Inside were 20 “hugely valuable” smaller packages of 716 8mg suboxone strips and 151 2mg suboxone strips containing the drug buprenorphine intended to be sold in the prison, Chief Justice Helen Bowskill said in sentencing Brown.

“Depending on how much they were broken down, the value of them was somewhere between just over $214,000 and just over $1 million.”

Another package contained 1.989g of methamphetamine.

There was a sad tale as to how Brown came to take the drugs — which did not belong to her — into prison, Justice Bowskill said.

Brown had to step up to care for her siblings at a young age after a difficult childhood as their parents were drug users, the court was told.

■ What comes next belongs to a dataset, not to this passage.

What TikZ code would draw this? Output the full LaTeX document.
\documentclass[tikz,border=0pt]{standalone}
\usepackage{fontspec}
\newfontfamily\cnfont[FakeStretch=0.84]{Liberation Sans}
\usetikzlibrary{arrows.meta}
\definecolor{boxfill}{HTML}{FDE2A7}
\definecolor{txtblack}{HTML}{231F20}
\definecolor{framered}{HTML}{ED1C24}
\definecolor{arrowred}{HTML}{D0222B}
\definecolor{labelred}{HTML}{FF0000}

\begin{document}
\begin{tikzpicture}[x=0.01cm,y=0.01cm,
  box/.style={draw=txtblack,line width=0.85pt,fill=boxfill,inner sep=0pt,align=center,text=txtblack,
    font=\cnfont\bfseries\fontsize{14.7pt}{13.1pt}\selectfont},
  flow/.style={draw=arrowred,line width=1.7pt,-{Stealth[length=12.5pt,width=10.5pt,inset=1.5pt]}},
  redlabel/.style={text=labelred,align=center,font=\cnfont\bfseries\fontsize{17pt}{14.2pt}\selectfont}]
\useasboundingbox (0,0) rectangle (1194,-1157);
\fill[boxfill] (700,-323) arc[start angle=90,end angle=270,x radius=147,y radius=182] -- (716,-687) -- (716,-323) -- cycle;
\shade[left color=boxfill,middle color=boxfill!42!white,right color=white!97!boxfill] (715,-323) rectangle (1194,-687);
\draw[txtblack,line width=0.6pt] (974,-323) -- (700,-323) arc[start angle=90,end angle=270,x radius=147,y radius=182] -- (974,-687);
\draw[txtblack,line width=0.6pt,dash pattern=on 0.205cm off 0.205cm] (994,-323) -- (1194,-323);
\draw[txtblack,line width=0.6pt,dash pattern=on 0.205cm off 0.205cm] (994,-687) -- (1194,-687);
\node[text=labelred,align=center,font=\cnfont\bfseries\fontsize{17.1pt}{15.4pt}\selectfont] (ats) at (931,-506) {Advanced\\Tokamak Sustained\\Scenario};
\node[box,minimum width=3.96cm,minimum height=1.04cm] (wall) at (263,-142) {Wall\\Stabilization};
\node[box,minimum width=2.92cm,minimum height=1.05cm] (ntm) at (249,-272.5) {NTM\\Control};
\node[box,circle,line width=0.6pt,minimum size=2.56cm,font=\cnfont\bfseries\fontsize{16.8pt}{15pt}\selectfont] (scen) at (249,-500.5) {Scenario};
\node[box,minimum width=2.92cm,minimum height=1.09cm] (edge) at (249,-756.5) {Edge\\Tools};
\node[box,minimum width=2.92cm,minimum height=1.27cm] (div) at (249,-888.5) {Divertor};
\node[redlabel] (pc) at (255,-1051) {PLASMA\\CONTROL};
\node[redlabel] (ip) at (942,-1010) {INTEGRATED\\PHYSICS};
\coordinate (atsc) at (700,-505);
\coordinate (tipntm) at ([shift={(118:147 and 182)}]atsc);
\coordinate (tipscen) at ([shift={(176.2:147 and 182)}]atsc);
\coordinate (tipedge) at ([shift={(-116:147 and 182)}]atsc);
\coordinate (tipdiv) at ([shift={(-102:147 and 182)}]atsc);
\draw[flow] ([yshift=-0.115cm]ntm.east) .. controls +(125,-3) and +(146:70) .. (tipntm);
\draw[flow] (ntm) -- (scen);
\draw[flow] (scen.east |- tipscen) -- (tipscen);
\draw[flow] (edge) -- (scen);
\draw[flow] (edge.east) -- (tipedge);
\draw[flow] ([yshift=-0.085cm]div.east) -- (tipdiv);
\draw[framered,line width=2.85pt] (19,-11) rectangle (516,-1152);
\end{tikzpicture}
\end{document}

“A combination of that family obligation to care for and look after, in this case, your brother in custody, and duress or pressure being put on you by the person who asked you to take these drugs into the prison, are the reason why you did it,” Justice Bowskill told Brown in delivering the sentence.

The court accepted there were threats to her safety and that of her brother.

“It really seems to me that you made a terrible mistake … that carries criminal consequences,” Justice Bowskill told Brown.

She said Brown had been able to get some stability in her life since offending and the court would rather see her stay on that path than go to jail for the serious offence.

Justice Bowskill sentenced Brown to two years behind bars but ordered she be released immediately on parole.